WHAT IS BEING ASKED => Do not copy the pictures; transcribe all other material exactly.

==============================

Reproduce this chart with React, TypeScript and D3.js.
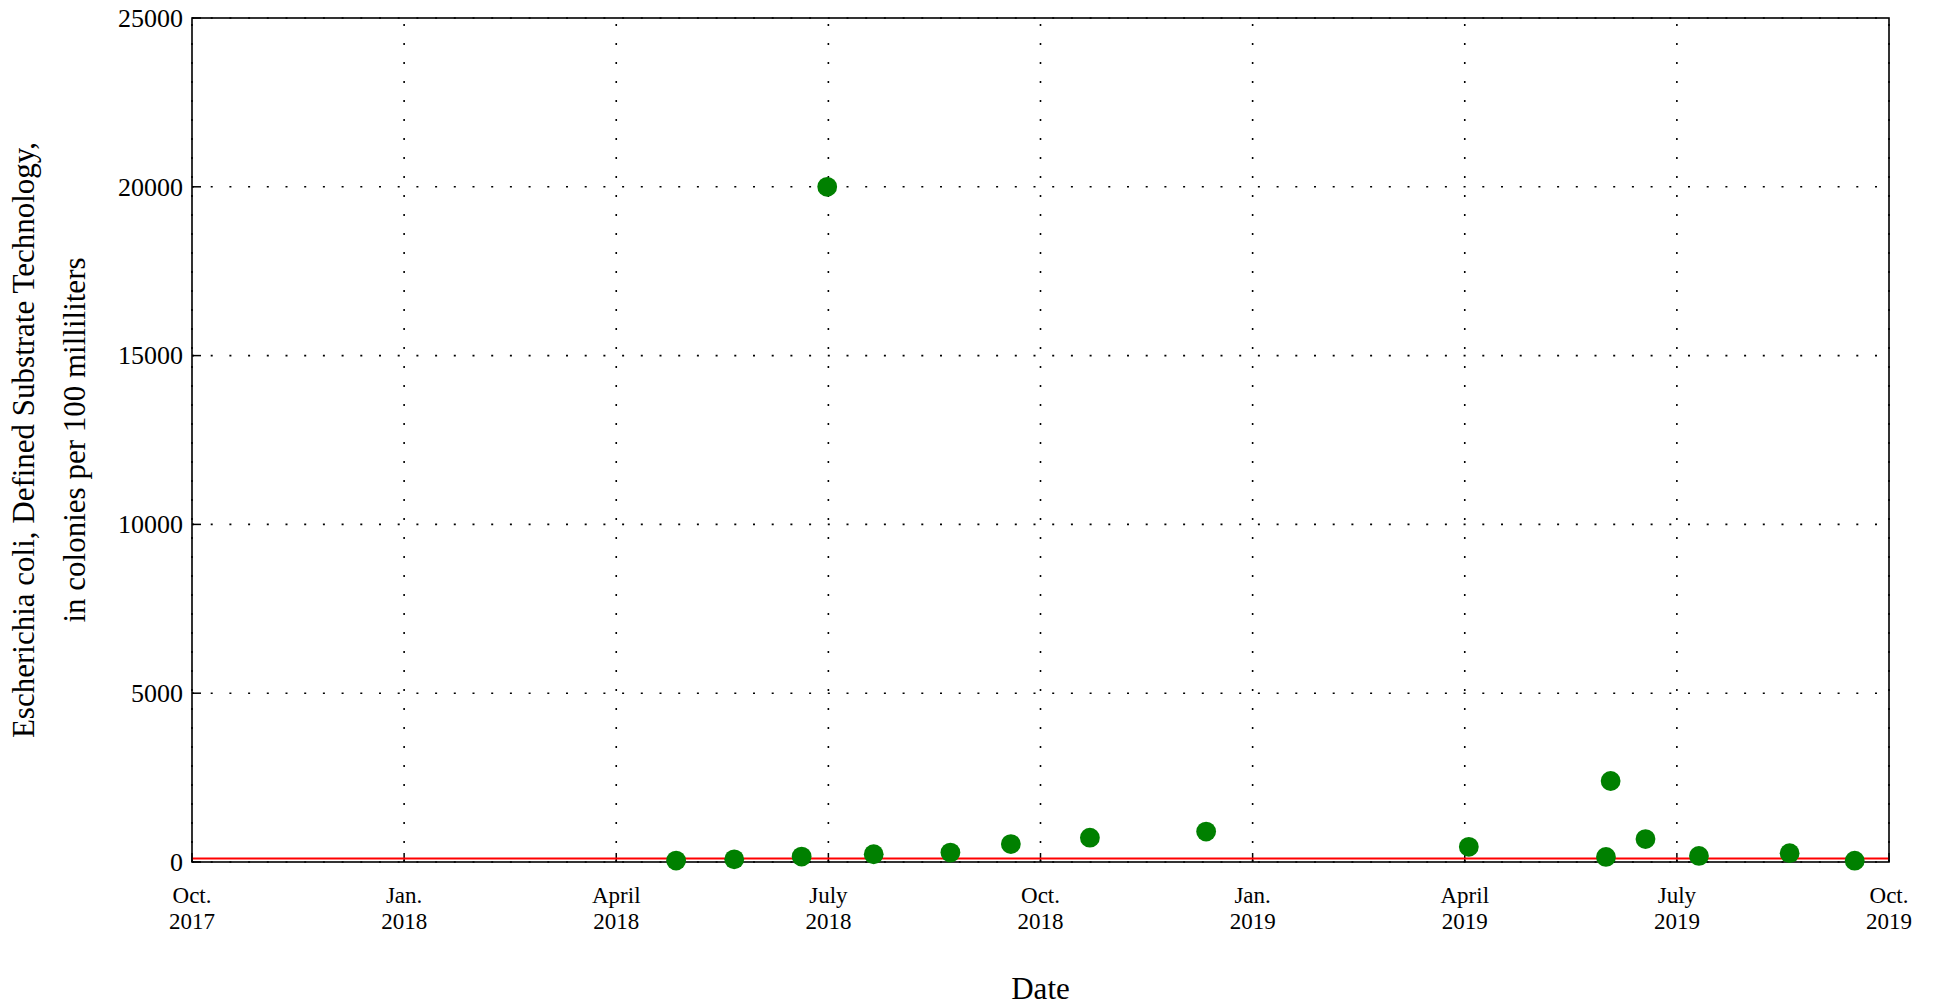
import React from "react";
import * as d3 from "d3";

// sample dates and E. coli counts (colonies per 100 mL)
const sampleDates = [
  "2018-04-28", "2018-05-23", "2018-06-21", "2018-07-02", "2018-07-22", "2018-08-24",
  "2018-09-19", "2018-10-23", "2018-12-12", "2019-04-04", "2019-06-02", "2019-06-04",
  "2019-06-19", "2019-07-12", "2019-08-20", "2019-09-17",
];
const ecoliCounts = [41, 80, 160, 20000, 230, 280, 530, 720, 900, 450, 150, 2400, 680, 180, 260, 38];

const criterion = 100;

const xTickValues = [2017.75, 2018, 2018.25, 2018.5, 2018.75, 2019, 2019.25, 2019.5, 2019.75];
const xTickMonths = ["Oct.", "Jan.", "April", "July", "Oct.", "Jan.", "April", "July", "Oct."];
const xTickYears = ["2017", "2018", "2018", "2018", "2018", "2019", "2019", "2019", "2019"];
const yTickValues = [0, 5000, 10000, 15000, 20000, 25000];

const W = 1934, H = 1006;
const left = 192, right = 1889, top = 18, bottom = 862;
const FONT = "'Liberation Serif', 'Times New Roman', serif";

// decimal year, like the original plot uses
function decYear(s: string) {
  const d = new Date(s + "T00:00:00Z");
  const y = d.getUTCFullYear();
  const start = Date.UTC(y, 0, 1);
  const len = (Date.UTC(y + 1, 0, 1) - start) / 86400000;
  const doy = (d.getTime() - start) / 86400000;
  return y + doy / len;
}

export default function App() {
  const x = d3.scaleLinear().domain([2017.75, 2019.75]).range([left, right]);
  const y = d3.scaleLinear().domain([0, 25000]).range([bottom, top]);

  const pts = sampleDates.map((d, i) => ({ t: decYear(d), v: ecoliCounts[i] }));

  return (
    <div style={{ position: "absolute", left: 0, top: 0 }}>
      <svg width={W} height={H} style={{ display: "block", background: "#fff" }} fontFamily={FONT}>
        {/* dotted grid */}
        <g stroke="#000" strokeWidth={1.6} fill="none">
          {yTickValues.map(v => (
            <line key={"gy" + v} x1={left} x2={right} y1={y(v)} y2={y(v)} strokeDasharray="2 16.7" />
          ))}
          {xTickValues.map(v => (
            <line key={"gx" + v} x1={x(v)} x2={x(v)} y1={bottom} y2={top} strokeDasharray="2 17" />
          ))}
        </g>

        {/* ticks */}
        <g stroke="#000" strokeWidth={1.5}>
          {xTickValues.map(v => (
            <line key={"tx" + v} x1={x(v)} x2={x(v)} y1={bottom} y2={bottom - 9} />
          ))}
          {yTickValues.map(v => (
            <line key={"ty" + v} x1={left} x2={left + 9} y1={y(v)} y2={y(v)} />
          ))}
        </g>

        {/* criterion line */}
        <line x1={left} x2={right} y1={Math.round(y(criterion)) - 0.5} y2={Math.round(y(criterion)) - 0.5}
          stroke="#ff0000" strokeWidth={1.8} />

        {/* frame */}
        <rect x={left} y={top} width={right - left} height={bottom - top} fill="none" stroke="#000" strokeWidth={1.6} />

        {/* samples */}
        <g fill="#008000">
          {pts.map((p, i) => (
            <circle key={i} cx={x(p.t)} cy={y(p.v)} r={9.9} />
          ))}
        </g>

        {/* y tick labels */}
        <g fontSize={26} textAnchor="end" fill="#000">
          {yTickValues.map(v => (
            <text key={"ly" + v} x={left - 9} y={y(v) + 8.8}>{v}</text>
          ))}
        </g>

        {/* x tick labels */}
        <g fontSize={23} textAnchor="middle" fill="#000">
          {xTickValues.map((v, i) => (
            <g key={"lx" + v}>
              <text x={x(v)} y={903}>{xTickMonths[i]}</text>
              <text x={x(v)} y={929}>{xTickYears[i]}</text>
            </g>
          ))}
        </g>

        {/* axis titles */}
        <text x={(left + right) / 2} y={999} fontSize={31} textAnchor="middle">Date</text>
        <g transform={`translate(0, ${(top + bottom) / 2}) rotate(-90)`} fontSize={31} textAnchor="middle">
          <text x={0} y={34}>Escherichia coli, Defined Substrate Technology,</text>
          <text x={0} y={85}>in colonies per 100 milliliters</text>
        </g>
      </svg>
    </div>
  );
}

==============================

EXERCISE RESULT =>
Reproduce this chart with React, TypeScript and D3.js.
import React from "react";
import * as d3 from "d3";

// sample dates and E. coli counts (colonies per 100 mL)
const sampleDates = [
  "2018-04-28", "2018-05-23", "2018-06-21", "2018-07-02", "2018-07-22", "2018-08-24",
  "2018-09-19", "2018-10-23", "2018-12-12", "2019-04-04", "2019-06-02", "2019-06-04",
  "2019-06-19", "2019-07-12", "2019-08-20", "2019-09-17",
];
const ecoliCounts = [41, 80, 160, 20000, 230, 280, 530, 720, 900, 450, 150, 2400, 680, 180, 260, 38];

const criterion = 100;

const xTickValues = [2017.75, 2018, 2018.25, 2018.5, 2018.75, 2019, 2019.25, 2019.5, 2019.75];
const xTickMonths = ["Oct.", "Jan.", "April", "July", "Oct.", "Jan.", "April", "July", "Oct."];
const xTickYears = ["2017", "2018", "2018", "2018", "2018", "2019", "2019", "2019", "2019"];
const yTickValues = [0, 5000, 10000, 15000, 20000, 25000];

const W = 1934, H = 1006;
const left = 192, right = 1889, top = 18, bottom = 862;
const FONT = "'Liberation Serif', 'Times New Roman', serif";

// decimal year, like the original plot uses
function decYear(s: string) {
  const d = new Date(s + "T00:00:00Z");
  const y = d.getUTCFullYear();
  const start = Date.UTC(y, 0, 1);
  const len = (Date.UTC(y + 1, 0, 1) - start) / 86400000;
  const doy = (d.getTime() - start) / 86400000;
  return y + doy / len;
}

export default function App() {
  const x = d3.scaleLinear().domain([2017.75, 2019.75]).range([left, right]);
  const y = d3.scaleLinear().domain([0, 25000]).range([bottom, top]);

  const pts = sampleDates.map((d, i) => ({ t: decYear(d), v: ecoliCounts[i] }));

  return (
    <div style={{ position: "absolute", left: 0, top: 0 }}>
      <svg width={W} height={H} style={{ display: "block", background: "#fff" }} fontFamily={FONT}>
        {/* dotted grid */}
        <g stroke="#000" strokeWidth={1.6} fill="none">
          {yTickValues.map(v => (
            <line key={"gy" + v} x1={left} x2={right} y1={y(v)} y2={y(v)} strokeDasharray="2 16.7" />
          ))}
          {xTickValues.map(v => (
            <line key={"gx" + v} x1={x(v)} x2={x(v)} y1={bottom} y2={top} strokeDasharray="2 17" />
          ))}
        </g>

        {/* ticks */}
        <g stroke="#000" strokeWidth={1.5}>
          {xTickValues.map(v => (
            <line key={"tx" + v} x1={x(v)} x2={x(v)} y1={bottom} y2={bottom - 9} />
          ))}
          {yTickValues.map(v => (
            <line key={"ty" + v} x1={left} x2={left + 9} y1={y(v)} y2={y(v)} />
          ))}
        </g>

        {/* criterion line */}
        <line x1={left} x2={right} y1={Math.round(y(criterion)) - 0.5} y2={Math.round(y(criterion)) - 0.5}
          stroke="#ff0000" strokeWidth={1.8} />

        {/* frame */}
        <rect x={left} y={top} width={right - left} height={bottom - top} fill="none" stroke="#000" strokeWidth={1.6} />

        {/* samples */}
        <g fill="#008000">
          {pts.map((p, i) => (
            <circle key={i} cx={x(p.t)} cy={y(p.v)} r={9.9} />
          ))}
        </g>

        {/* y tick labels */}
        <g fontSize={26} textAnchor="end" fill="#000">
          {yTickValues.map(v => (
            <text key={"ly" + v} x={left - 9} y={y(v) + 8.8}>{v}</text>
          ))}
        </g>

        {/* x tick labels */}
        <g fontSize={23} textAnchor="middle" fill="#000">
          {xTickValues.map((v, i) => (
            <g key={"lx" + v}>
              <text x={x(v)} y={903}>{xTickMonths[i]}</text>
              <text x={x(v)} y={929}>{xTickYears[i]}</text>
            </g>
          ))}
        </g>

        {/* axis titles */}
        <text x={(left + right) / 2} y={999} fontSize={31} textAnchor="middle">Date</text>
        <g transform={`translate(0, ${(top + bottom) / 2}) rotate(-90)`} fontSize={31} textAnchor="middle">
          <text x={0} y={34}>Escherichia coli, Defined Substrate Technology,</text>
          <text x={0} y={85}>in colonies per 100 milliliters</text>
        </g>
      </svg>
    </div>
  );
}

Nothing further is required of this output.